Dear Friends at Saint Frances Cabrini Parish and Saint Mary’s Immaculate Conception Parish:
Praised be Jesus Christ! Even with the clashes and conflicts that did come home to us in the United States in the past 40 years, it remains true that recent times for us here have been stable ones. So much so that many of us in our 40’s and younger have never really known what it is like to live with true social upheaval, or to live without basic freedoms, or to go without necessities for lengthy periods of time.
There are many blessings to such essentially peaceful stretches as these, but there are pitfalls as well. A chief danger of stability is that it can foster complacency. It also has the potential to delude us into believing that we ourselves are the source of our security, and as a result we develop an overconfidence in our ability to solve any problem that confronts us. We grow forgetful of the fact that progress is actually not inevitable in our fallen world, and that death will always be with us. To put this in classical Christian terms: we forget that we need a savior, thinking instead that we can save ourselves.
If one is paying attention, however, it is clear that we do still need a savior. The last few years have brought about a new level of social upheaval that we have not lived through in this country for awhile now. A major contributor to the wider social upheaval is what might be termed the steady, decades-long rise of personal upheaval. There has been relative peace on our borders and in our streets, but there has been a declining peace in our homes and in our hearts as most of our established social conventions have evaporated. Politics, science, medicine, military might, economic forces, and social media trends are the dominant cultural anchors in our post-Christian society, and none of them are much of an anchor at all. We sense this in our very bones. Our prior personal anchors of stable marriage, the domestic family, of producing children, and of knowing what is male and female are also called into question on a massive scale. All of this destabilization leads to ever-rising levels of personal and social anxiety as we cast about for anything to grab on to in order to stabilize ourselves.

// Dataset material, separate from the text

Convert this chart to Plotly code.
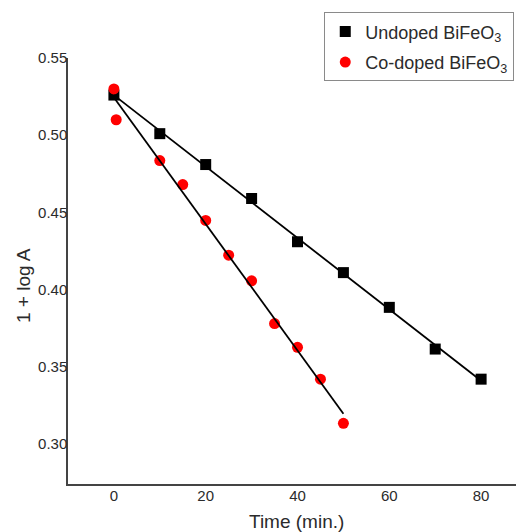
import numpy as np
import plotly.graph_objects as go

# Kinetic data: 1 + log A versus irradiation time
time_undoped = [0, 10, 20, 30, 40, 50, 60, 70, 80]
logA_undoped = [0.526, 0.501, 0.481, 0.459, 0.431, 0.411, 0.3885, 0.3615, 0.342]

time_codoped = [0, 0.5, 10, 15, 20, 25, 30, 35, 40, 45, 50]
logA_codoped = [0.530, 0.510, 0.4836, 0.468, 0.4448, 0.4223, 0.4057, 0.378, 0.3626, 0.342, 0.3134]

x_ticks = [0, 20, 40, 60, 80]
y_ticks = [0.30, 0.35, 0.40, 0.45, 0.50, 0.55]

FONT = "Liberation Sans, Arial, sans-serif"
TEXT = "#2b2b2b"


def linear_fit(x, y):
    slope, intercept = np.polyfit(x, y, 1)
    xs = np.array([min(x), max(x)], dtype=float)
    return xs, slope * xs + intercept


fig = go.Figure()

fig.add_trace(go.Scatter(
    x=time_undoped, y=logA_undoped, mode="markers",
    name="Undoped BiFeO<sub>3</sub>", legendgroup="a",
    marker=dict(symbol="square", size=11, color="black"),
))
fig.add_trace(go.Scatter(
    x=time_codoped, y=logA_codoped, mode="markers",
    name="Co-doped BiFeO<sub>3</sub>", legendgroup="b",
    marker=dict(symbol="circle", size=11, color="#ff0000"),
))

# least-squares lines drawn over the points
for tx, ty in ((time_undoped, logA_undoped), (time_codoped, logA_codoped)):
    fx, fy = linear_fit(tx, ty)
    fig.add_trace(go.Scatter(
        x=fx, y=fy, mode="lines", showlegend=False, hoverinfo="skip",
        line=dict(color="black", width=1.8),
    ))

fig.update_layout(
    width=516, height=532,
    margin=dict(l=68, r=0, t=58, b=48),
    paper_bgcolor="white", plot_bgcolor="white",
    font=dict(family=FONT, color=TEXT, size=15),
    showlegend=True,
    legend=dict(
        x=0.572, y=1.107, xanchor="left", yanchor="top",
        bordercolor="#8a8a8a", borderwidth=1, bgcolor="white",
        font=dict(family=FONT, size=18, color=TEXT),
        tracegroupgap=4, traceorder="grouped",
    ),
    xaxis=dict(
        range=[-10, 87.6], tickvals=x_ticks, showgrid=False, zeroline=False,
        showline=True, linecolor="#444444", linewidth=1.5,
        ticks="", ticklabelstandoff=-3, tickfont=dict(size=15, color=TEXT),
    ),
    yaxis=dict(
        range=[0.2741, 0.55], tickvals=y_ticks, tickformat=".2f",
        showgrid=False, zeroline=False,
        showline=True, linecolor="#444444", linewidth=1.5,
        ticks="", ticklabelstandoff=-4,
        tickfont=dict(size=15, color=TEXT),
    ),
    annotations=[
        dict(text="Time (min.)", xref="paper", yref="paper",
             x=0.51, y=-0.087, xanchor="center", yanchor="middle",
             showarrow=False, font=dict(size=19, color=TEXT)),
        dict(text="1 + log A", xref="paper", yref="paper",
             x=-0.098, y=0.465, xanchor="center", yanchor="middle",
             textangle=-90, showarrow=False, font=dict(size=19, color=TEXT)),
    ],
)

fig.write_html("out.html")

The remedy is Christ. We must be able to say that Jesus Christ is Lord. To utter that famous Scriptural expression is to place all hope, trust, faith, and security in a source that is not of this earth. A secular thinker scoffs at something so silly, but a sensible person looking around at the world realizes all too quickly the astonishing genius of an anchor that originates in a realm other than this one. This world is beautiful, but it is fundamentally broken. It does not have the power to fix itself. A Christian knows this and clings tightly to the authority and power of God, while still living in the broken world with hope and with joy.
To say Jesus Christ is Lord by necessity eliminates any other competition to the role of Lord in our hearts and in our society. It places every single possible earthly voice of authority in its proper place, namely a place that is always secondary rather than primary. God reigns supreme and he places everything under his feet. Paradoxically, God does this by bending down in humility from his throne to stoop before us and wash our feet. He reigns as a Lord of love in a way that no other earthly entity can. In this way his Lordship is the greatest protection of human rights and dignity. If I know that only the Lord is Lord, and that he reigns as a servant, then I also know I can never be Lord over anyone else by attempting to make them my servant. Conversely, if I forget that Jesus is Lord, then I make myself Lord and force others to be slaves to my way and to my will. The way of secular man always ends up being the way of coercion. Conversely, the authentic Christian way of Jesus the Lord always ends up being the way of compassion, and the protection of the weakest.
Our theme for this coming year at our parishes is Jesus Christ is Lord. The world needs to hear us say it. We ourselves need to say it. Jesus Christ is Lord.